Google Cloud Unveils Massive, Wide-Ranging Global Response to COVID-19
Mirroring its marketplace ambitions to become one of the world’s top cloud-computing vendors, Google Cloud has disclosed a remarkably broad and deep set of initiatives to help people, businesses and government agencies overcome the COVID-19 crisis.
The Google Cloud efforts span a vast range of objectives. They include getting 1,100 retail workers in Germany running remotely on G Suite in 48 hours, donating $20 million in cloud credits to COVID-19 researchers, handling a 25X super-spike in demand for Google Meets and more.
First and foremost, the striking array of COVID-19-related projects Google Cloud has launched (and in some cases completed) around the world is bringing much-needed support and new capabilities to students, parents, remote workers, businesses, government institutions and medical researchers. That’s what most important.

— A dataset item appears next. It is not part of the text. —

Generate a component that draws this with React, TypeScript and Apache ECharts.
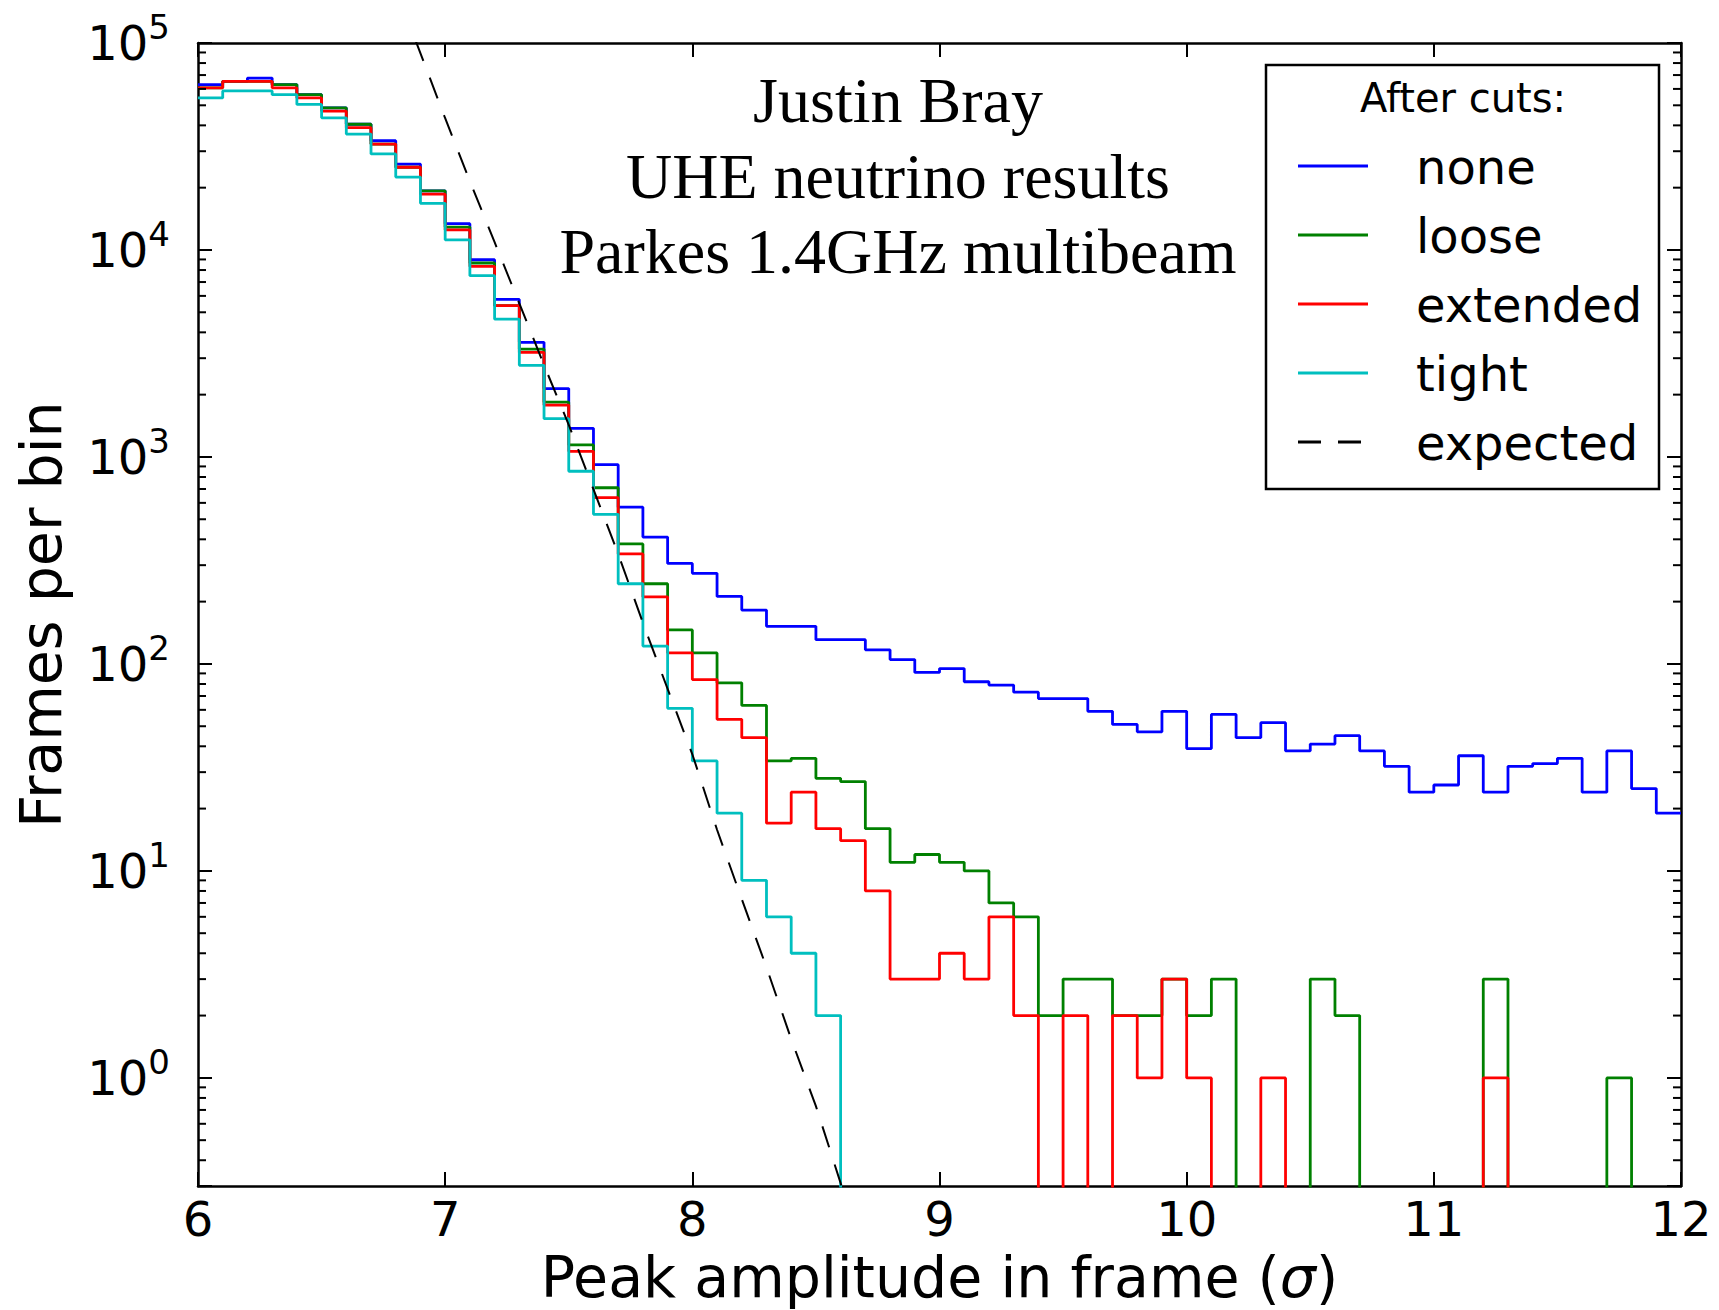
import React, { useEffect, useRef } from 'react';
import * as echarts from 'echarts';

// ---- data -------------------------------------------------------------
const binStart = 6.0;
const binWidth = 0.1;

// Frames per bin, bins of 0.1 sigma from 6.0 to 12.0
const noneCounts = [
  63000, 65300, 67700, 63000, 56300, 48600, 40500, 33700, 26000, 19300,
  13400, 8970, 5770, 3580, 2140, 1375, 918, 572, 410, 306,
  274, 212, 182, 152, 152, 131, 131, 117, 105, 91,
  95, 82, 79, 73, 68, 68, 59, 51, 47, 59,
  39, 57, 44, 52, 38, 41, 45, 38, 32, 24,
  26, 36, 24, 32, 33, 35, 24, 38, 25, 19,
];
const looseCounts = [
  60700, 65300, 65300, 63000, 56300, 48600, 40500, 32500, 25100, 19300,
  12900, 8650, 5380, 3320, 1840, 1143, 710, 380, 244, 146,
  113, 81, 63, 34, 35, 28, 27, 16, 11, 12,
  11, 10, 7, 6, 2, 3, 3, 2, 2, 3,
  2, 3, 0, 0, 0, 3, 2, 0, 0, 0,
  0, 0, 3, 0, 0, 0, 0, 1, 0, 0,
];
const extendedCounts = [
  60700, 65300, 65300, 60700, 54300, 46900, 39000, 32500, 25100, 18600,
  12500, 8330, 5380, 3200, 1780, 1064, 636, 340, 211, 113,
  84, 54, 44, 17, 24, 16, 14, 8, 3, 3,
  4, 3, 6, 2, 0, 2, 0, 2, 1, 3,
  1, 0, 0, 1, 0, 0, 0, 0, 0, 0,
  0, 0, 1, 0, 0, 0, 0, 0, 0, 0,
];
const tightCounts = [
  54300, 58700, 58700, 56300, 50500, 43500, 36300, 29100, 22500, 16800,
  11200, 7510, 4630, 2770, 1530, 853, 528, 244, 122, 61,
  34, 19, 9, 6, 4, 2, 0, 0, 0, 0,
  0, 0, 0, 0, 0, 0, 0, 0, 0, 0,
  0, 0, 0, 0, 0, 0, 0, 0, 0, 0,
  0, 0, 0, 0, 0, 0, 0, 0, 0, 0,
];

// expected curve
const expectedX = [6.88, 7.0, 7.1, 7.2, 7.3, 7.4, 7.5, 7.6, 7.7, 7.8, 7.9, 8.0, 8.1, 8.2, 8.3, 8.4, 8.5, 8.6, 8.65];
const expectedY = [103000, 43300, 21500, 10900, 5520, 2780, 1430, 698, 340, 158, 75.7, 36.6, 15.8, 7.3, 3.42, 1.54, 0.73, 0.31, 0.2];

const seriesNames = ['none', 'loose', 'extended', 'tight', 'expected'];
const seriesColors = ['#0000ff', '#008000', '#ff0000', '#00bfbf', '#000000'];
const titleLines = ['Justin Bray', 'UHE neutrino results', 'Parkes 1.4GHz multibeam'];
const legendTitle = 'After cuts:';
const xName = 'Peak amplitude in frame ';
const yName = 'Frames per bin';

const xMin = 6;
const xMax = 12;
const yMin = 0.3;
const yMax = 100000;

// ---- helpers ------------------------------------------------------------
const FLOOR = 0.01; // zero-count bins drop below the axis

function stepPoints(counts: number[]) {
  const pts: number[][] = [];
  counts.forEach((c, i) => {
    const v = c > 0 ? c : FLOOR;
    const x0 = +(binStart + i * binWidth).toFixed(3);
    const x1 = +(binStart + (i + 1) * binWidth).toFixed(3);
    pts.push([x0, v], [x1, v]);
  });
  return pts;
}

function minorTickValues() {
  const out: number[] = [];
  for (let k = -1; k <= 4; k++) {
    for (let m = 2; m <= 9; m++) {
      const v = m * Math.pow(10, k);
      if (v > yMin && v < yMax) out.push(v);
    }
  }
  return out;
}

const SANS = 'DejaVu Sans';
const SERIF = 'Liberation Serif';

export default function App() {
  const ref = useRef<HTMLDivElement>(null);

  useEffect(() => {
    if (!ref.current) return;
    const chart = echarts.init(ref.current, null, { renderer: 'svg' });

    const histSets = [noneCounts, looseCounts, extendedCounts, tightCounts];
    const histSeries = histSets.map((counts, i) => ({
      name: seriesNames[i],
      type: 'line',
      data: stepPoints(counts),
      symbol: 'none',
      showSymbol: false,
      clip: true,
      lineStyle: { color: seriesColors[i], width: 2.8 },
      itemStyle: { color: seriesColors[i] },
      z: 3 + i,
    }));

    const expectedSeries = {
      name: seriesNames[4],
      type: 'line',
      data: expectedX.map((x, i) => [x, expectedY[i]]),
      symbol: 'none',
      showSymbol: false,
      clip: true,
      lineStyle: { color: '#000', width: 2, type: [22, 18] },
      z: 8,
    };

    const minorSeries = {
      type: 'custom',
      silent: true,
      clip: false,
      z: 9,
      data: minorTickValues().map((v) => [xMin, v]),
      encode: { x: 0, y: 1 },
      renderItem: (params: any, api: any) => {
        const v = api.value(1);
        const p0 = api.coord([xMin, v]);
        const p1 = api.coord([xMax, v]);
        const st = { stroke: '#000', lineWidth: 2 };
        return {
          type: 'group',
          children: [
            { type: 'line', shape: { x1: p0[0], y1: p0[1], x2: p0[0] + 8, y2: p0[1] }, style: st },
            { type: 'line', shape: { x1: p1[0] - 8, y1: p1[1], x2: p1[0], y2: p1[1] }, style: st },
          ],
        };
      },
    };

    const axisLineStyle = { color: '#000', width: 2.5 };
    const tickStyle = { color: '#000', width: 2 };

    const legendX0 = 1266;
    const legendY0 = 65;
    const legendW = 393;
    const legendH = 424;
    const rowY = [166, 235, 304, 373, 442];

    const graphics: any[] = [];
    titleLines.forEach((t, i) => {
      graphics.push({
        type: 'text',
        x: 898,
        y: [100, 176, 251][i],
        z: 20,
        style: {
          text: t,
          fontSize: 64,
          fontFamily: SERIF,
          fill: '#000',
          align: 'center',
          verticalAlign: 'middle',
        },
      });
    });
    graphics.push({
      type: 'rect',
      z: 20,
      shape: { x: legendX0, y: legendY0, width: legendW, height: legendH },
      style: { fill: '#fff', stroke: '#000', lineWidth: 2.5 },
    });
    graphics.push({
      type: 'text',
      x: 1463,
      y: 98,
      z: 21,
      style: { text: legendTitle, fontSize: 40, fontFamily: SANS, fill: '#000', align: 'center', verticalAlign: 'middle' },
    });
    seriesNames.forEach((n, i) => {
      graphics.push({
        type: 'line',
        z: 21,
        shape: { x1: 1298, y1: rowY[i], x2: 1368, y2: rowY[i] },
        style: {
          stroke: seriesColors[i],
          lineWidth: 3,
          lineDash: i === 4 ? [23, 17, 23, 60] : null,
        },
      });
      graphics.push({
        type: 'text',
        x: 1416,
        y: rowY[i] + 1,
        z: 21,
        style: { text: n, fontSize: 48, fontFamily: SANS, fill: '#000', align: 'left', verticalAlign: 'middle' },
      });
    });

    const option: any = {
      animation: false,
      backgroundColor: '#fff',
      grid: { left: 198, right: 38, top: 43, bottom: 119, containLabel: false },
      xAxis: [
        {
          type: 'value',
          position: 'bottom',
          min: xMin,
          max: xMax,
          interval: 1,
          name: xName + '({i|σ})',
          nameLocation: 'middle',
          nameGap: 61,
          nameTextStyle: {
            fontSize: 57,
            fontFamily: SANS,
            color: '#000',
            rich: { i: { fontSize: 57, fontFamily: SANS, fontStyle: 'italic', color: '#000' } },
          },
          axisLine: { show: true, lineStyle: axisLineStyle },
          axisTick: { show: true, inside: true, length: 14, lineStyle: tickStyle },
          axisLabel: { fontSize: 48, fontFamily: SANS, color: '#000', margin: 9 },
          splitLine: { show: false },
        },
        {
          type: 'value',
          position: 'top',
          min: xMin,
          max: xMax,
          interval: 1,
          axisLine: { show: true, lineStyle: axisLineStyle },
          axisTick: { show: true, inside: true, length: 14, lineStyle: tickStyle },
          axisLabel: { show: false },
          splitLine: { show: false },
        },
      ],
      yAxis: [
        {
          type: 'log',
          logBase: 10,
          position: 'left',
          min: yMin,
          max: yMax,
          name: yName,
          nameLocation: 'middle',
          nameGap: 129,
          nameTextStyle: { fontSize: 57, fontFamily: SANS, color: '#000' },
          axisLine: { show: true, lineStyle: axisLineStyle },
          axisTick: { show: true, inside: true, length: 14, lineStyle: tickStyle },
          axisLabel: {
            margin: 28,
            color: '#000',
            formatter: (v: number) => {
              const e = Math.log10(v);
              const r = Math.round(e);
              if (Math.abs(e - r) > 1e-6) return '';
              return '{b|10}{s|' + r + '}';
            },
            rich: {
              b: { fontSize: 48, fontFamily: SANS, color: '#000', lineHeight: 66, verticalAlign: 'middle' },
              s: { fontSize: 34, fontFamily: SANS, color: '#000', lineHeight: 34, verticalAlign: 'top' },
            },
          },
          splitLine: { show: false },
          minorTick: { show: false },
        },
        {
          type: 'log',
          logBase: 10,
          position: 'right',
          min: yMin,
          max: yMax,
          axisLine: { show: true, lineStyle: axisLineStyle },
          axisTick: { show: true, inside: true, length: 14, lineStyle: tickStyle },
          axisLabel: { show: false },
          splitLine: { show: false },
        },
      ],
      series: [...histSeries, expectedSeries, minorSeries],
      graphic: graphics,
    };

    chart.setOption(option);
    return () => chart.dispose();
  }, []);

  return (
    <div
      ref={ref}
      style={{ position: 'fixed', left: 0, top: 0, width: 1719, height: 1310, background: '#fff' }}
    />
  );
}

Second, it is impossible not to be impressed with the scale and scope of these relief efforts from Google Cloud. That’s certainly not the company’s objective, but as we’ve discussed on more than one occasion over the past few weeks in our series on tech’s response to COVID-19, the actions that companies take in hard and challenging times say a very great deal about the hearts and cultures of those companies.
Google Cloud leading peer vendors in terms of COVID-19 response
Across the Cloud Wars Top 10, we’ve seen high-impact and magnanimous initiatives from every company. (Check out details on those via the “Recommended Reading” box below.)
But as impressive as each of those efforts has been and continues to be, none of them in my estimation matches up to what Google Cloud is doing.
“We’re all in the midst of an extraordinary moment—not only for our teams, colleagues, and customers, but for the world at large,” writes Google Cloud CEO Thomas Kurian in a blog post outlining the company’s efforts.
“All over the world, businesses and users depend on Google Cloud to help them stay connected and get work done. And we take this responsibility very seriously.”
You can see the complete list of projects Kurian outlines here. From that, I’ve pulled out several that I feel are particularly impressive.
$20-million commitment to support COVID-19 research.
Offering $20 million in cloud-computing credits to academic and non-profit research teams looking into the coronavirus, Google Cloud is also offering free access to a wide range of massive COVID-19 datasets for research.
Google Cloud is also creating solutions to help researchers identify new treatments and therapies; helping hospitals track the spread of the pandemic and develop remote-patient monitoring capabilities; and helping people do self-assessments in Spain. The company has helped Australia build an app offering real-time information and advice, and helped the Peruvian judiciary system continue to function using G Meet.
Rapid development of solutions for overwhelmed agencies and hospitals.
The company is helping overtasked government agencies develop AI-based chat technology to allow citizens phoning in to get vital information more quickly.
In Oklahoma, Google Cloud worked with a partner to develop a solution that allows medical teams to engage remotely with at-risk patients rather than having to risk exposure by treating them in-person. This solution is now moving to other states as well.
Supporting the WFH and learn-at-home revolutions.
Since January, daily usage of the Google Meet video-conferencing product has surged by 25X. And that’s happened without disturbing Google’s global network and infrastructure. Advanced features of the product are being made available at no charge around the globe to customers of G Suite and G Suite for Education.
At French insurer MACIF Group, 8,000 employees who were using G Suite as part of their everyday workflows have become committed users of Google Meet by connecting in about 1,300 video meetings every day.
In Germany, luxury fashion retailer Breuninger has temporarily shifted its 5,000 employees out of its 11 stores and into its online business. To manage internal operations, Google Cloud helped get more than 1,100 employees up and running on G Suite in 48 hours. With that capability in place, Breuninger is now exploring ways G Suite can be used to engage and interact with customers.
In education, Google Cloud’s global efforts include connecting 1.3 million students in New York City to Google Classroom for remote learning. And for nonprofit Khan Academy, Google Cloud infrastructure is helping Khan handle a surge in time spent on site (up 2.5X) as well as new registrations from students and teachers (up 6X) and from parents (up 20X).
Again, you can see the full list of Google Cloud initiatives in Kurian’s blog post.
The impact of great leadership
“We’ll continue to work tirelessly on these and other initiatives to support our users, customers, and communities in this time of need,” Kurian wrote. “I’m so grateful to the many extraordinary Cloud Googlers that have worked so hard to provide so many capabilities for our customers.”
A few months ago, we named Kurian our CEO of the Year. And for all he achieved in 2019, these contributions might surpass even that.